Consolidated gross profit for fiscal 1999 decreased 11.4% from $15.5 million
reported for fiscal 1998 primarily as a result of lower consolidated net
revenues. As a percent of net revenues, gross profit increased to 27% from 26%
for fiscal 1998. This increase was primarily attributable to the higher margin
bar code and office products accounting for 68% of 1999 net revenues as compared
to 58% in fiscal 1998.
Selling, general and administrative (SG&A) expenses increased by approximately
$514,000 primarily attributable to higher expenditures for sales salaries and
commissions, equipment rental, sales training, group health insurance,
professional services, depreciation expense, and use tax audit adjustments.
These higher costs were partially offset by cost reductions for telephone
expense, employee benefit charges, and bad debt write-offs.
Consolidated operating profit declined from $3.6 million for fiscal 1998 to $1.3
million for fiscal 1999. This significant decrease in consolidated operating
profit is attributable to lower revenues, reduced gross profit margins in the
bar code and office products units, and higher operating costs in the office
products unit.
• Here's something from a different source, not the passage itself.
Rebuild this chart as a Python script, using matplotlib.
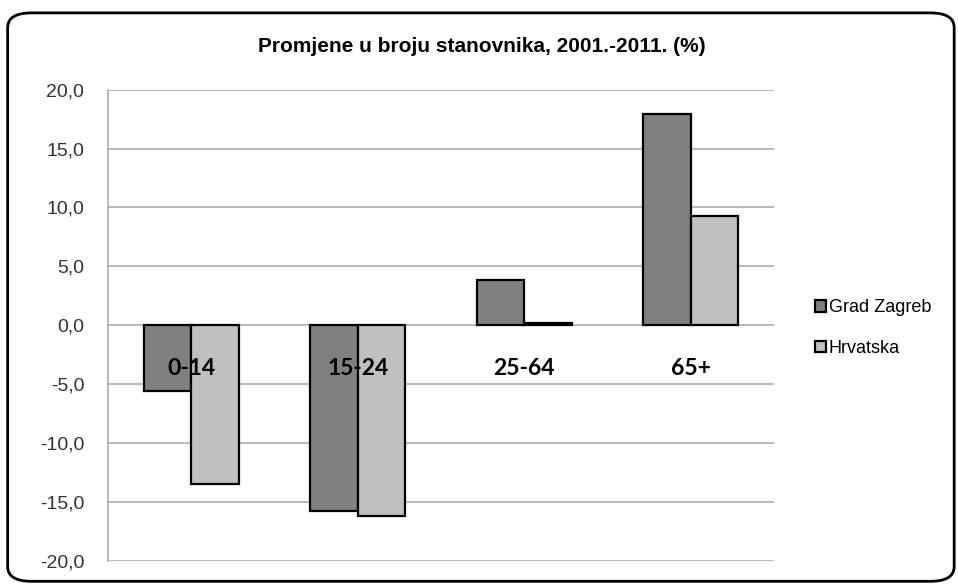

Total operating profit as a percentage of sales declined to 3%,
down from 6% reported for fiscal 1998.
BAR CODE UNIT RESULTS OF OPERATIONS, FISCAL 1999 COMPARED TO FISCAL 1998
Compsee is a manufacturer and distributor of "hi-tech" bar code reading and
printing devices and other peripheral equipment and supplies related to optical
data collection. Compsee is a global company and continues to seek new markets
throughout the United States and other parts of the world.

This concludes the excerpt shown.